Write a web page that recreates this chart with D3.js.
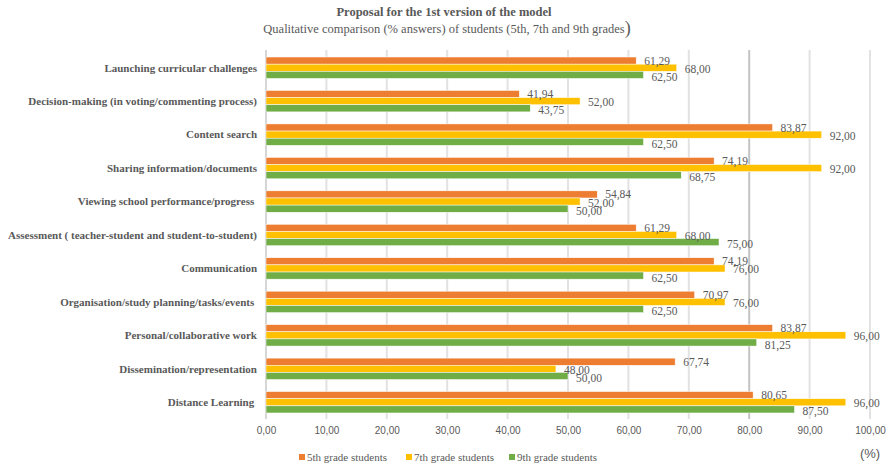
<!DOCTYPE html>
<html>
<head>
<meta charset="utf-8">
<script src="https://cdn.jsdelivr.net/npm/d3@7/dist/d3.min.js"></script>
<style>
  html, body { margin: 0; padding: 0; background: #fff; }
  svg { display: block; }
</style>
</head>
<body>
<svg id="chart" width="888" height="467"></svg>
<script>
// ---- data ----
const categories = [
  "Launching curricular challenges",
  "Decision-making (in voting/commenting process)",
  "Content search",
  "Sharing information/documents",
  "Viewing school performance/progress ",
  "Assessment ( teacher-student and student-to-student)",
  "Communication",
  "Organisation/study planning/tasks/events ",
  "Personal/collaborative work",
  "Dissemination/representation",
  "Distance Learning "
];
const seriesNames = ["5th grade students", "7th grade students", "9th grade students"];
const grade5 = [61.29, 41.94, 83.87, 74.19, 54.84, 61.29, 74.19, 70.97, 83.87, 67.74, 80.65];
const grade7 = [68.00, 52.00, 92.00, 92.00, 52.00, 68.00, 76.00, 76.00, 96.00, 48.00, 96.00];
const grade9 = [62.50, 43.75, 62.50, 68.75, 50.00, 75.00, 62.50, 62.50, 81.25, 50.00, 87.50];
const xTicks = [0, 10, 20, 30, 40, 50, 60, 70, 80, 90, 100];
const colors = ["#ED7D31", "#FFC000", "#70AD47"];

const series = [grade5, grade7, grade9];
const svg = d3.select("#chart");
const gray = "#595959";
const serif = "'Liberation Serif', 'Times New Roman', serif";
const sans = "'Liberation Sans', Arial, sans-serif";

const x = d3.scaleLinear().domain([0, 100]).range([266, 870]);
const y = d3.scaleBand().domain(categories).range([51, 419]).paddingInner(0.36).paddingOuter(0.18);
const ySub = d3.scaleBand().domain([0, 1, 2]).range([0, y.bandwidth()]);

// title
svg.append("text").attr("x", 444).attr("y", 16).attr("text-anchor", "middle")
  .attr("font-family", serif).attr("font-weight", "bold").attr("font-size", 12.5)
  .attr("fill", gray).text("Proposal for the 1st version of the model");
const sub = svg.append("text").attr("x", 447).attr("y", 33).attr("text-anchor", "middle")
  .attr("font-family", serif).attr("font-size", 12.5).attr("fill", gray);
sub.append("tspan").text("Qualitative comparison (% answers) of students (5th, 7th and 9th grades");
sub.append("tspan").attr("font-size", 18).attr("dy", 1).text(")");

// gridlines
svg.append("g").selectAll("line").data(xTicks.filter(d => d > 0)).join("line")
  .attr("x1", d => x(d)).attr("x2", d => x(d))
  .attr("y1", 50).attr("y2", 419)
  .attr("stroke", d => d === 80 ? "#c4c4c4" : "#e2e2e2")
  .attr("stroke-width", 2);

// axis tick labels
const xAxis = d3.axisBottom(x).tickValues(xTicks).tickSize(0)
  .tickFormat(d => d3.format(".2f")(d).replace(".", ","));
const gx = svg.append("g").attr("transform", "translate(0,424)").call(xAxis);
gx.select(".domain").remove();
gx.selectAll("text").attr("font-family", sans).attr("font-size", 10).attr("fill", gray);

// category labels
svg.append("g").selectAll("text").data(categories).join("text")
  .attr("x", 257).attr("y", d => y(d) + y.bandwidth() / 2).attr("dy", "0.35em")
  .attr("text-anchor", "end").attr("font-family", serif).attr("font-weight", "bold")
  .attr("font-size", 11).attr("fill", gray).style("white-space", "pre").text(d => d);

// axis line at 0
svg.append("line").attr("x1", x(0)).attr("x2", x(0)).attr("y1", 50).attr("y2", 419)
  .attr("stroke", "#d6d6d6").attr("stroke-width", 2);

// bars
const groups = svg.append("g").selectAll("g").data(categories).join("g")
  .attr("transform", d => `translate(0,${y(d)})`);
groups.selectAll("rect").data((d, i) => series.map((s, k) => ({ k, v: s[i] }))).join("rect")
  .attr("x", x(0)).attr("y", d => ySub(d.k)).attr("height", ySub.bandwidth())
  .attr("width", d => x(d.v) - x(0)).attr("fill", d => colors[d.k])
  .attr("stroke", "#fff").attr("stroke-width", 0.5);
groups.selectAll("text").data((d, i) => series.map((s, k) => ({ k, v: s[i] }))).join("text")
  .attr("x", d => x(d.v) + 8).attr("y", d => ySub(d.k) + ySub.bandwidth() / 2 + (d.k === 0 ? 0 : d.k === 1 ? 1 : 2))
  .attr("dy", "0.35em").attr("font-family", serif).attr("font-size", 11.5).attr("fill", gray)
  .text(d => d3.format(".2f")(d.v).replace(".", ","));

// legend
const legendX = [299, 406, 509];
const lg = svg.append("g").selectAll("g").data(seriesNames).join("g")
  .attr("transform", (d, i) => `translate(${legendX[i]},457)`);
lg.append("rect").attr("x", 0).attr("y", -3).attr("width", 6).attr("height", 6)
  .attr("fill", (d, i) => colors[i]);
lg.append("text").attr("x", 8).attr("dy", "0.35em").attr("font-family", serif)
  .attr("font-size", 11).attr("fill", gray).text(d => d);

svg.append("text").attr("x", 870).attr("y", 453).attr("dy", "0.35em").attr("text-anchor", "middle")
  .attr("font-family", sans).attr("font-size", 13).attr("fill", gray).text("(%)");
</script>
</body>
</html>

--------

Everything from the first line of the listing above through the line that contains "1, 2]).range([0, y.bandwidth()]);" is to be restated word for word, minus the pictures.

■ Exercise response
Write a web page that recreates this chart with D3.js.
<!DOCTYPE html>
<html>
<head>
<meta charset="utf-8">
<script src="https://cdn.jsdelivr.net/npm/d3@7/dist/d3.min.js"></script>
<style>
  html, body { margin: 0; padding: 0; background: #fff; }
  svg { display: block; }
</style>
</head>
<body>
<svg id="chart" width="888" height="467"></svg>
<script>
// ---- data ----
const categories = [
  "Launching curricular challenges",
  "Decision-making (in voting/commenting process)",
  "Content search",
  "Sharing information/documents",
  "Viewing school performance/progress ",
  "Assessment ( teacher-student and student-to-student)",
  "Communication",
  "Organisation/study planning/tasks/events ",
  "Personal/collaborative work",
  "Dissemination/representation",
  "Distance Learning "
];
const seriesNames = ["5th grade students", "7th grade students", "9th grade students"];
const grade5 = [61.29, 41.94, 83.87, 74.19, 54.84, 61.29, 74.19, 70.97, 83.87, 67.74, 80.65];
const grade7 = [68.00, 52.00, 92.00, 92.00, 52.00, 68.00, 76.00, 76.00, 96.00, 48.00, 96.00];
const grade9 = [62.50, 43.75, 62.50, 68.75, 50.00, 75.00, 62.50, 62.50, 81.25, 50.00, 87.50];
const xTicks = [0, 10, 20, 30, 40, 50, 60, 70, 80, 90, 100];
const colors = ["#ED7D31", "#FFC000", "#70AD47"];

const series = [grade5, grade7, grade9];
const svg = d3.select("#chart");
const gray = "#595959";
const serif = "'Liberation Serif', 'Times New Roman', serif";
const sans = "'Liberation Sans', Arial, sans-serif";

const x = d3.scaleLinear().domain([0, 100]).range([266, 870]);
const y = d3.scaleBand().domain(categories).range([51, 419]).paddingInner(0.36).paddingOuter(0.18);
const ySub = d3.scaleBand().domain([0, 1, 2]).range([0, y.bandwidth()]);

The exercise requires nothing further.